Now, given such path, we define source nodes as the nodes with no incoming edges and sink nodes as the nodes with no outgoing edges. By definition, sink nodes cannot be neighbors of source nodes (and vice versa). Color all source nodes with the same color (Let’s say 0), color all the sink nodes with the same color (Let’s say 1). Now we can run the $O({\log }^{\ast }n)$ color-reduce algorithm we saw for $3$-coloring directed path on the remaining nodes.

This will work (with small subtleties that can be fixed locally) in a way, since by fixing the colors of the source and sink nodes, we essentially partition the path into sets of consistent directed paths. If at the start, none of the nodes had $0$ or $1$ as their unique ID, then this is complete and will produce a valid $3$-coloring. In the case where one of the nodes with ID $0$ or $1$ turns out to be a neighbor of a source or sink node respectively, We can fix this locally (by taking min) after color reduce or we can just initialize this at start to some max value and run the color reduce without any issues.

5 Maximal Independent Set

We have seen distributed algorithms for MIS and $3$-coloring.

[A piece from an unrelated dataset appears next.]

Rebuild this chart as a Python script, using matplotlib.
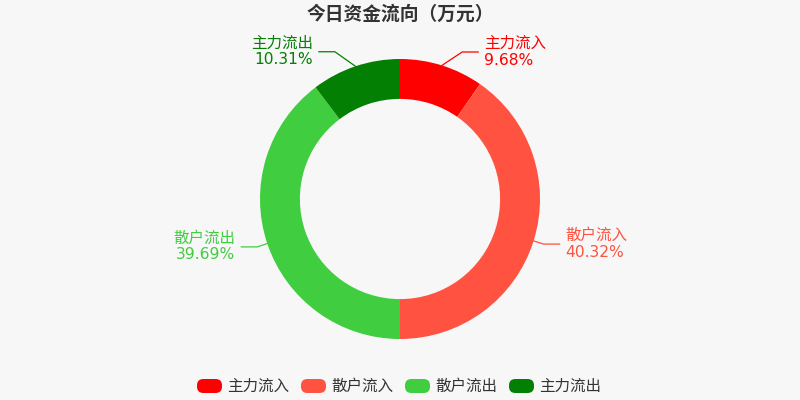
import numpy as np
import matplotlib
matplotlib.use("Agg")
import matplotlib.pyplot as plt
from matplotlib.patches import FancyBboxPatch

plt.rcParams['font.family'] = ['DejaVu Sans', 'Noto Sans CJK SC']

title = "今日资金流向（万元）"
categories = ["主力流入", "散户流入", "散户流出", "主力流出"]
values = [9.68, 40.32, 39.69, 10.31]
colors = ["#ff0000", "#ff5240", "#40cd40", "#037f03"]

# label-line styling (elbow radius and angular nudge, degrees)
elbow_r = [1.14, 1.075, 1.075, 1.15]
elbow_nudge = [5.5, 0, 0, -5.3]

BG = "#f7f7f7"
fig = plt.figure(figsize=(8, 4), dpi=100, facecolor=BG)

W, H = 800, 400
cx, cy, R = 400, 199, 140
ax = fig.add_axes([(cx - R) / W, (H - cy - R) / H, 2 * R / W, 2 * R / H])
ax.set_facecolor(BG)
ax.axis('off')

wedges, _ = ax.pie(values, colors=colors, startangle=90, counterclock=False,
                   radius=1.0, wedgeprops=dict(width=0.285, linewidth=0))
ax.set_xlim(-1, 1)
ax.set_ylim(-1, 1)
ax.set_aspect('equal')

total = sum(values)
cum = 0
px = 1.0 / R
for cat, v, c, r2, nd in zip(categories, values, colors, elbow_r, elbow_nudge):
    mid = (cum + v / 2) / total * 2 * np.pi
    cum += v
    sx, sy = np.sin(mid), np.cos(mid)
    a2 = mid + np.deg2rad(nd)
    ex, ey = r2 * np.sin(a2), r2 * np.cos(a2)
    side = 1 if sx >= 0 else -1
    hx = ex + side * 16 * px
    ax.plot([sx, ex, hx], [sy, ey, ey], color=c, lw=0.9, clip_on=False)
    tx = hx + side * 6 * px
    ha = 'left' if side > 0 else 'right'
    ax.text(tx, ey + 8.5 * px, cat, color=c, fontsize=11.2, ha=ha, va='center', clip_on=False)
    ax.text(tx, ey - 8 * px, f"{v:.2f}%", color=c, fontsize=11.2, ha=ha, va='center', clip_on=False)

fig.text(0.5, 1 - 14 / H, title, ha='center', va='center', fontsize=13.5,
         fontweight='bold', color='#333333', family=['Noto Sans CJK SC', 'DejaVu Sans'])

# legend
lx0, step, ly = 197, 104, 386
bw, bh = 25, 14
for i, (cat, c) in enumerate(zip(categories, colors)):
    x = lx0 + i * step
    box = FancyBboxPatch((x / W, (H - ly - bh / 2) / H), bw / W, bh / H,
                         boxstyle="round,pad=0,rounding_size=0.008",
                         transform=fig.transFigure, facecolor=c, edgecolor='none',
                         mutation_aspect=2)
    fig.add_artist(box)
    fig.text((x + bw + 5) / W, 1 - ly / H, cat, ha='left', va='center',
             fontsize=11.2, color='#333333')

fig.savefig("out.png", dpi=100, facecolor=BG)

1. Show that given a $3$-coloring of the nodes it is possible to compute an MIS in $O(1)$ additional rounds. Does this mean that there exists an $O({\log }^{\ast }n)$ round CONGEST algorithm for computing MIS on paths?

We can compute MIS in $3$-additional rounds, given a $3$-coloring of the nodes. First, we include all the nodes that are colored $0$ directly into the MIS. Then we include all the nodes that are colored $1$ which do not have any of their neighbor included in MIS. Then we include all the nodes that are colored $2$ which do not have any of their neighbor included in MIS. This is straightforward, that the included nodes must form MIS, since the $3$-coloring is valid, two adjacent nodes are never included in the same round, and across rounds as well (by the algorithm definition). This set is also maximal, by the algorithm setting.

2. Show that given any MIS of the path, it is possible to compute a $3$-coloring in $O(1)$ additional rounds. Does this mean that computing an MIS in the LOCAL model requires $\Omega ({\log }^{\ast }n)$ rounds?

We can compute the $3$-coloring from MIS in the following way. Color all the nodes in the set to color $0$. Let’s now consider only the nodes that are not colored. Either they form pairs or they are isolated. The chain of uncolored nodes cannot extend more than $2$ since the set is maximal (if it were so, we can include the central node into the set, which is contradiction).

For the isolated nodes, color them all by color $1$. For the pair nodes, color the highest ID node with $1$ and the lowest ID node with $2$. This is guaranteed to be a valid $3$-coloring since the nodes with color $0$ make it impossible for two adjacent nodes to have same color by construction.

Given the lower bound of $\Omega ({\log }^{\ast }n)$ for $3$-coloring, If there was an algorithm $A$ which could compute MIS in $o({\log }^{\ast }n)$, then such an algorithm could be used to compute $3$-coloring in $o({\log }^{\ast }n)$ . But we have proved the lower bound already, so $A$ cannot exist. Thus, this means that computing an MIS on directed paths requires $\Omega ({\log }^{\ast }n)$.